Felipe III, apodado El Piadoso, hijo de Felipe II y su cuarta esposa, Ana de Austria, recibió a Bernardino de Mendoza en las dependencias reales del monasterio. Conocía la estima de su padre por el viejo funcionario y, pese a las circunstancias y compromisos que debía atender, se avino a concederle unos minutos. Bernardino de Mendoza, siendo Felipe III Príncipe de Asturias, le había dedicado su obra Teoría y práctica de la guerra.

—¿Qué deseáis del Rey? —preguntó Felipe III, en un improvisado gabinete de audiencias.

—Vuestro padre —expuso Bernardino de Mendoza— me encomendó entregaros esta cajita.

—¿Qué contiene?

—Una lámina de oro.

—Dadla al tesorero —se desentendió Felipe III, sin comprender la importancia del objeto.

—Majestad —dijo Bernardino de Mendoza, y se inclinó ante el nuevo Rey—, está lámina pertenece al libro más importante del mundo, el Libro de Dios, y contiene el mayor secreto de la Humanidad.

—¿Las claves de la transmutación alquímica? —inquirió Felipe III, sin evitar una sonrisa burlona.

—Un secreto más codiciado todavía —afirmó Bernardino de Mendoza serio—. El secreto de la creación.

—Ofendéis al Rey con estas majaderías —arremetió Felipe III, que a diferencia de su padre despreciaba las prácticas esotéricas.

—Nada más lejos de mi intención, señor.

—Sólo Dios conoce el milagro de la vida.

—Dios lo confió a los hebreos —arguyó Bernardino de Mendoza— y de sus hijos procede esta lámina de oro.

Felipe III abrió la cajita y observó los signos, letras y símbolos cabalísticos grabados en el metal.
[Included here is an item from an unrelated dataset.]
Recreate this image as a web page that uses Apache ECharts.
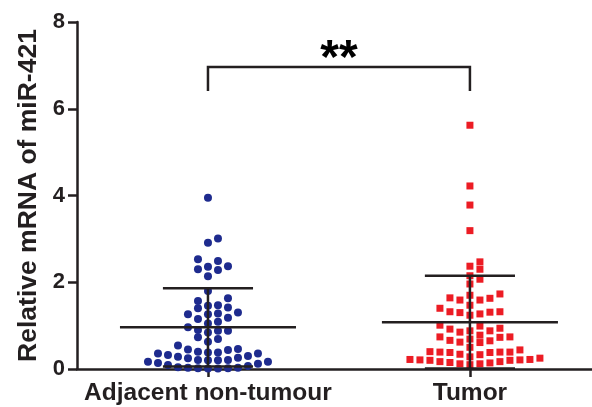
<!DOCTYPE html>
<html><head><meta charset="utf-8">
<script src="https://cdn.jsdelivr.net/npm/echarts@6/dist/echarts.min.js"></script>
<style>html,body{margin:0;padding:0;background:#fff}#c{width:592px;height:407px}</style>
</head><body><div id="c"></div>
<script>
// ---- data ----
const categories = ['Adjacent non-tumour', 'Tumor'];
const adjacentValues = [3.95, 3.01, 2.91, 2.53, 2.49, 2.37, 2.36, 2.30, 2.28, 2.14,
  1.80, 1.63, 1.57, 1.47, 1.46, 1.42, 1.40, 1.30, 1.28, 1.26, 1.26, 1.18, 1.15, 1.09, 1.05,
  0.96, 0.90, 0.88, 0.88, 0.84, 0.73, 0.69, 0.63, 0.54, 0.46,
  0.45, 0.44, 0.40, 0.38, 0.38, 0.36, 0.36, 0.32, 0.30, 0.28, 0.26, 0.25,
  0.21, 0.21, 0.20, 0.20, 0.17, 0.17, 0.14, 0.12, 0.09, 0.07,
  0.04, 0.03, 0.03, 0.02, 0.02, 0.01, 0.01];
const tumorValues = [5.62, 4.22, 3.78, 3.19,
  2.47, 2.37, 2.30, 2.15, 2.07, 1.96,
  1.73, 1.70, 1.64, 1.63, 1.59, 1.59,
  1.47, 1.40, 1.32, 1.32, 1.31, 1.30, 1.27, 1.24,
  1.01, 0.99, 0.94, 0.92, 0.88, 0.88, 0.85,
  0.78, 0.74, 0.74, 0.73, 0.69, 0.66, 0.65, 0.62, 0.61,
  0.50, 0.44, 0.40, 0.39, 0.39, 0.39, 0.38, 0.38, 0.34, 0.33,
  0.28, 0.25, 0.22, 0.22, 0.21, 0.21, 0.20, 0.20, 0.17, 0.17, 0.15, 0.14, 0.12, 0.12, 0.10];
const means = [0.96, 1.08];
const sds = [0.90, 1.07];
const yTicks = [0, 2, 4, 6, 8];
const significance = '**';

// ---- layout ----
const groupPos = [0.5, 1.5];
const X_MAX = 1.966;
const SLOT = 10 / 262;
const MIN_DY = 0.17;
const INK = '#231f20';
const FONT = '"Liberation Sans", Arial, Helvetica, sans-serif';

function swarm(values, center) {
  const sorted = values.slice().sort((a, b) => a - b);
  const cols = {};
  const out = [];
  for (const v of sorted) {
    for (let i = 0; ; i++) {
      const k = i === 0 ? 0 : (i % 2 === 1 ? (i + 1) / 2 : -i / 2);
      const col = cols[k] || (cols[k] = []);
      if (col.every(u => Math.abs(u - v) >= MIN_DY)) {
        col.push(v);
        out.push([center + k * SLOT, v]);
        break;
      }
    }
  }
  return out;
}

const chart = echarts.init(document.getElementById('c'), null, {renderer: 'canvas'});
const lineStyle = {color: INK, width: 2.5};

chart.setOption({
  animation: false,
  backgroundColor: '#fff',
  grid: {left: 77, right: 0, top: 22, bottom: 38},
  xAxis: {
    type: 'value', min: 0, max: X_MAX,
    axisLine: {show: true, lineStyle: lineStyle},
    splitLine: {show: false},
    axisTick: {show: true, customValues: groupPos, length: 8, lineStyle: lineStyle},
    axisLabel: {
      customValues: groupPos, margin: 12,
      formatter: v => categories[Math.round(v - 0.5)] || '',
      fontSize: 24.5, fontWeight: 'bold', color: INK, fontFamily: FONT
    }
  },
  yAxis: {
    type: 'value', min: yTicks[0], max: yTicks[yTicks.length - 1], interval: 2,
    name: 'Relative mRNA of miR-421', nameLocation: 'middle', nameGap: 33,
    nameTextStyle: {fontSize: 26.5, fontWeight: 'bold', color: INK, fontFamily: FONT},
    axisLine: {show: true, lineStyle: lineStyle},
    splitLine: {show: false},
    axisTick: {show: true, length: 9, lineStyle: lineStyle},
    axisLabel: {margin: 12, fontSize: 22, fontWeight: 'bold', color: INK, fontFamily: FONT}
  },
  series: [
    {
      type: 'scatter', symbol: 'circle', symbolSize: 8, z: 2,
      itemStyle: {color: '#1e2b8e', opacity: 1},
      data: swarm(adjacentValues, groupPos[0])
    },
    {
      type: 'scatter', symbol: 'rect', symbolSize: 7, z: 2,
      itemStyle: {color: '#ec1c24', opacity: 1},
      data: swarm(tumorValues, groupPos[1])
    },
    {
      type: 'custom', z: 5,
      data: means.map((m, i) => [groupPos[i], m, sds[i]]),
      encode: {x: 0, y: 1},
      renderItem: function (params, api) {
        const x = api.value(0), m = api.value(1), s = api.value(2);
        const W = 0.336, C = 0.172;
        const seg = (a, b) => ({type: 'line', shape: {x1: a[0], y1: a[1], x2: b[0], y2: b[1]}, style: {stroke: INK, lineWidth: 2.5}});
        return {type: 'group', children: [
          seg(api.coord([x - W, m]), api.coord([x + W, m])),
          seg(api.coord([x, m - s]), api.coord([x, m + s])),
          seg(api.coord([x - C, m + s]), api.coord([x + C, m + s])),
          seg(api.coord([x - C, m - s]), api.coord([x + C, m - s]))
        ]};
      }
    },
    {
      type: 'custom', z: 5,
      data: [[1.0, 6.96]],
      encode: {x: 0, y: 1},
      renderItem: function (params, api) {
        const top = 6.96, bot = 6.41;
        const pts = [api.coord([groupPos[0], bot]), api.coord([groupPos[0], top]),
                     api.coord([groupPos[1], top]), api.coord([groupPos[1], bot])];
        const t = api.coord([(groupPos[0] + groupPos[1]) / 2, 7.12]);
        return {type: 'group', children: [
          {type: 'polyline', shape: {points: pts}, style: {stroke: INK, lineWidth: 2.5, fill: null}},
          {type: 'text', x: t[0], y: t[1], style: {text: significance, font: 'bold 48px ' + FONT, fill: '#000', align: 'center', verticalAlign: 'middle'}}
        ]};
      }
    }
  ]
});
</script></body></html>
La lámina conservaba la intensidad de su brillo y sus irisaciones de rojo púrpura. Le pareció una buena obra de orfebrería.

—¿De dónde procede? —sintió curiosidad.

—De la sinagoga Altneu de Praga —respondió Bernardino de Mendoza—. Vuestro padre, Dios le acoja en su gloria, me encargó sustraer las tres hojas de oro que componían el Libro de Dios y ponerlas a su disposición.

—¿Y las otras dos?

—Desaparecieron, señor —dijo Bernardino de Mendoza, con sentimiento de culpa—. Dos de mis hombres fueron asesinados para arrebatárselas.

—¿Quién cometió semejante atrocidad?

—Nunca descubrí a los asesinos y sus causas.

Felipe III cabeceó pensativo. El respeto por su padre le obligaba a cumplir su voluntad. Cerró la cajita de madera forrada de terciopelo.

—¿Qué debo hacer con ella?

—Guardadla —dijo Bernardino de Mendoza— entre los secretos de Estado. Como tal os la entrego en nombre del difunto Rey. Cumplid su última voluntad. Es cuanto os pido, señor.

Felipe III asintió. Miró la cajita y mandó llamar a Juan de Velázquez de Velasco, su general de Inteligencia, y le ordenó custodiarla en la cámara acorazada de palacio, junto al resto de documentos declarados secretos de Estado, con la orden expresa de que nadie accediera a ella sin el consentimiento del Rey.